Information management includes the entire lifecycle of "information as an asset" capabilities in an enterprise, and into the stakeholder ecosystem - from the data sources, their ingest and "staging/data quality", to storage in various repositories and access via information & data services, user interfaces and ultimately information-sharing and digital engagement services. Here's a new view of Oracle's Enterprise Information Architecture (which includes Big Data) - there's quite a lot to cover (contact me for more information about this):
The DaaS Enabler (as a person) might be known by other titles, like Chief Data Officer, Chief Information Officer, DaaS Architect, Information Architect - maybe even Chief Innovation Officer (focusing on data assets); regardless of the title, the experience and scope of attention is as mentioned above, coordinated across all three service roles. EA skills are essential, because DaaS enablement includes people, processes, technology and information concerns.

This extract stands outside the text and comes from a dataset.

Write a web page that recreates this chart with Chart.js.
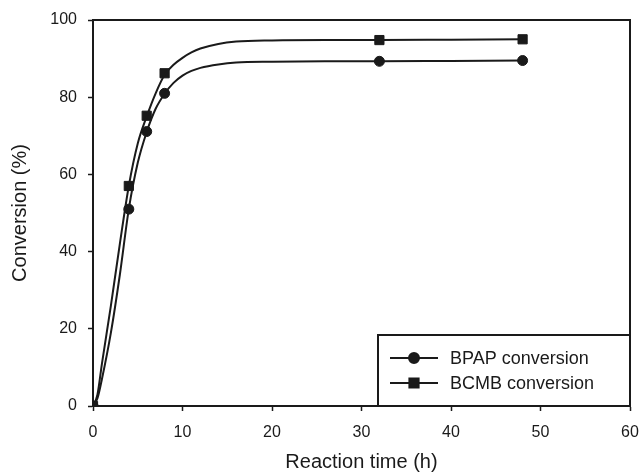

Each service role (Consumer, Provider, IT Management) benefits from the DaaS Enabler, particularly given the fact that the maximum value to be realized by each role's investment in effort and resources - is collaboratively dependent on the others, and dependent on acknowledgement of proven, trusted, pragmatic enterprise architecture principles.
Oracle is an example of a DaaS Provider - empowering businesses and public sector organizations (i.e. DaaS Consumers) to "use data as a standalone asset and connect with partner data to make smarter decisions. Oracle DaaS is a service in Oracle Cloud that offers the most variety, scale, and connectivity in the industry, including cross-channel, cross-device, and known and anonymous data."
Oracle is also a DaaS Enabler - as an organizational capability, for DaaS Consumers, Providers and IT Services Management. This includes people (Enterprise Architects, supporting organizations and communities), processes (DaaS engineering, deployment and operations models, case studies, tools and business services), technology (DaaS information and device technologies, tools and platforms, hardware and software) and information (data assets, reference architectures, knowledge capital).
Creating or using Data-as-a-Service (DaaS), Big Data-as-a-Service (BDaaS), or any other DaaS initiative, exposed to the public or entirely within your enterprise? Identify your DaaS Enabler(s).